_Records provided_:
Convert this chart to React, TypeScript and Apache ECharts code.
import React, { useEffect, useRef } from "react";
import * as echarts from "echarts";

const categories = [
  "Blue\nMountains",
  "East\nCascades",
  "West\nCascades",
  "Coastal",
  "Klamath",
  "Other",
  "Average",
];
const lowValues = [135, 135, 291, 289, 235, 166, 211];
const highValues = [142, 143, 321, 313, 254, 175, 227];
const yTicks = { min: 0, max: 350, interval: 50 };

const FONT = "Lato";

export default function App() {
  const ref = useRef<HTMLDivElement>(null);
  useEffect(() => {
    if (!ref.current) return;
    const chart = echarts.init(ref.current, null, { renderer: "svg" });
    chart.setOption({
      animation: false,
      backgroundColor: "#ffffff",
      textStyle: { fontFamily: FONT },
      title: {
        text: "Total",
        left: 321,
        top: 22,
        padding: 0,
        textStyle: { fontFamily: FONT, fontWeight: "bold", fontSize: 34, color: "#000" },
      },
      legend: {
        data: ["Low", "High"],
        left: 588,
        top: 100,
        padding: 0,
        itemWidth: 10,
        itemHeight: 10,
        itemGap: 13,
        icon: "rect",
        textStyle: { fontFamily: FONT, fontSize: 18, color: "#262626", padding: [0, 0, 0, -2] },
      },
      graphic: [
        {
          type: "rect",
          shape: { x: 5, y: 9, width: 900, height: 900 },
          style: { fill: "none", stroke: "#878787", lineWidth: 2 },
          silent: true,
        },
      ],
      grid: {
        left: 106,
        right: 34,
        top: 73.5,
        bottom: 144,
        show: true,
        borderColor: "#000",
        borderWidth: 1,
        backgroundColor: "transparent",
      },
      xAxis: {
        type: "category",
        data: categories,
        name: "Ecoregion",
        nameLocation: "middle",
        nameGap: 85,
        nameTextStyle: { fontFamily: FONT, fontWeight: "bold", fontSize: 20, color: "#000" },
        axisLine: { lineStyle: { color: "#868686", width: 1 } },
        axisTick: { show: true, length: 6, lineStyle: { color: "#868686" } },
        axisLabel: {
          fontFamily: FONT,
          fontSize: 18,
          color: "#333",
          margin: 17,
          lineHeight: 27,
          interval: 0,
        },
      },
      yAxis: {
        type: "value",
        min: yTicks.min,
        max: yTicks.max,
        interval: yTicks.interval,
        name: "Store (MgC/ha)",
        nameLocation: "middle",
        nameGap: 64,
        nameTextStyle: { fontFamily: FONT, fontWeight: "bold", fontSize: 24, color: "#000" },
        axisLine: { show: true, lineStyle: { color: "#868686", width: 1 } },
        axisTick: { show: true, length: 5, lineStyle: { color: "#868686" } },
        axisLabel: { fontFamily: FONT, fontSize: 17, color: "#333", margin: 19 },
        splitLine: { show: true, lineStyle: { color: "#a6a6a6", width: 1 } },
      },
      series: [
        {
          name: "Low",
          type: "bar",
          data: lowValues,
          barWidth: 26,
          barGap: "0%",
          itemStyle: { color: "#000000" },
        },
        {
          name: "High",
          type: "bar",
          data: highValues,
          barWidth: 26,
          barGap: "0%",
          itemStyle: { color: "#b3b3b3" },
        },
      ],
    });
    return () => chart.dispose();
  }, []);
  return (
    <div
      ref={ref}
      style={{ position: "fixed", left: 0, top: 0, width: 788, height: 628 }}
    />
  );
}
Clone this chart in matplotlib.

_Problem_:
Reproduce the entries exactly, starting at their first line and stopping after the line with "import * as".

_Finished task_:
Convert this chart to React, TypeScript and Apache ECharts code.
import React, { useEffect, useRef } from "react";
import * as echarts from "echarts";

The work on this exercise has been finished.